= Henrik Ramel =

Danish politician and ambassador

Henrik Ramel or Ramelius (c. 1550–1610) was a Danish politician, ambassador, and member of the council of regents.

==Career==
He was the son of a Pomeranian nobleman Gert Ramel and Margrethe Massow. After study in Padua in 1568, and travel in Europe and Asia, he entered the service of the Polish King Stephen Báthory and then of Duke Johan Frederik of Pomerania. But he, like the noble Mecklenburg Belou family, joined the service of Denmark in 1581, where a Mecklenburg princess, Sophie of Mecklenburg-Güstrow was Frederick II's queen.

Ramel was secretary of the German Chancery, and attended ambassadors to Denmark. The English diplomat Daniel Rogers described him as the young king's overseer and steward, and a chief counsellor to Sophie, and the mouthpiece of the four governors. In August 1582, at Kronborg, he received letters from an English ambassador Peregrine Bertie, 13th Baron Willoughby de Eresby as Frederick II's chancellor for Germany.

===Embassy to Scotland===
Henrik Ramel, Manderup Parsberg, Henrik Belou and Nicolaus Theophilus were ambassadors to Scotland in 1585. James VI appointed Sir James Melville of Halhill, William Schaw, and the Laird of Segie to be their companions. Melville described the events of the embassy. At Dunfermline Palace they discussed the disputed ownership of the Orkney Islands. It was also rumoured they discussed the king's marriage. They were not treated in the usual manner but had to pay their own expenses, and when they were to travel to St Andrews the promised horses were late. At St Andrews they suffered some abuse organised by supporters of the pro-French faction. A leading courtier, James Stewart, Earl of Arran, who had served in Sweden was a ringleader. The English ambassador Edward Wotton helped them because England and Denmark were allies, and told them privately that James VI had criticised Danish customs and their king Frederick II. According to Melville, the Danish envoys considered leaving Scotland, but he persuaded them to continue and spoke to James VI in their favour. When the mission was concluded, the ambassadors were supposed to receive gifts of gold chains but these were not ready. The town council of Edinburgh sent letters asking that the ambassadors should be given better treatment.

Ramel came to England in May 1586, and wrote of his arrival at Greenwich to Francis Walsingham. He asked Walsingham to make his introduction at court. He heard a petition from English merchants about the Sound Toll. An account of his embassy was included in Raphael Holinshed's Chronicles. He was lodged at Crosbie's Place in Bishopsgate, and travelled to Elizabeth's court at Greenwich Palace by river.

In July 1590, Ramel met the Scottish ambassador John Skene at Hamburg, and on 24 July Skene and his company dined with Ramel and his wife Abel Rantzau at Haderslev.

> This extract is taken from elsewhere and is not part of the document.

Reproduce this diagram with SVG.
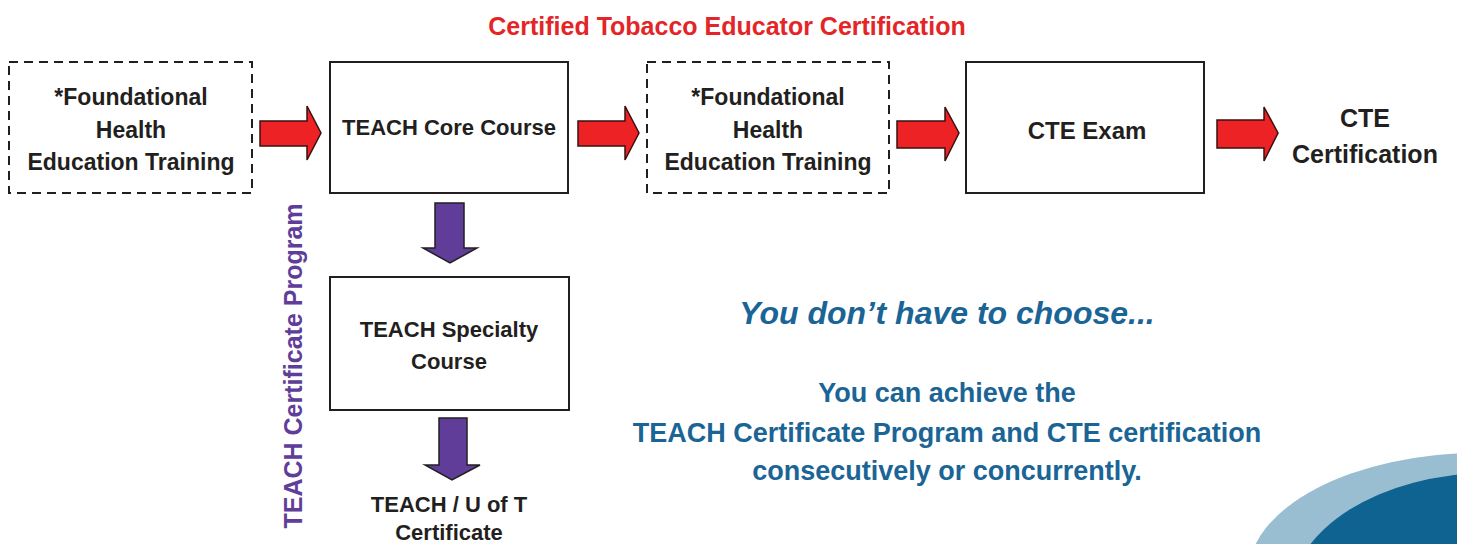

In 1597, he was sent to Joachim Frederick, Elector of Brandenburg to arrange the marriage of Christian IV to Anna Cathrine and signed the marriage contract. In August 1598 he wrote a letter of courtesy to James VI in response to a Scottish embassy which had requested a promise of military support to James in the event of the death of Elizabeth I of England.

===Missions to England===
Ramel came to London in January 1605 and during the visit of Anna of Denmark's brother, the Duke of Holstein, he was lodged at Denmark House on the Strand. He accepted the Order of the Garter for Christian IV in September. He left in October, after raising the issue of Orkney. Orkney had been part of the dowry of Margaret of Denmark, Queen of Scotland, wife of James II of Scotland. Denmark now wished to redeem the islands with a cash payment. He received no answer on this question.

He was in London again during the visit of Christian IV in June 1606, and King James gave him a gift of silver gilt plate.

In May 1607 he came to Gdańsk and spoke to the resident British diplomat Dr William Bruce, hoping for English support.

He died in 1610.

==Marriages==
James VI of Scotland and Anne of Denmark attended the wedding of Henrik Ramel and Abel Rantzau (d. 1596) at Kronborg on 1 February 1590, and gave the bride 6 gold rose nobles. Daniel Rogers said the marriage was planned by Frederick II to link Ramel firmly to Danish interest. Some sources place the wedding in February 1589. They had a son in 1590.

In 1599 he married Else Henriksdatter Brahe (d. 1619), daughter of Henrik Brahe.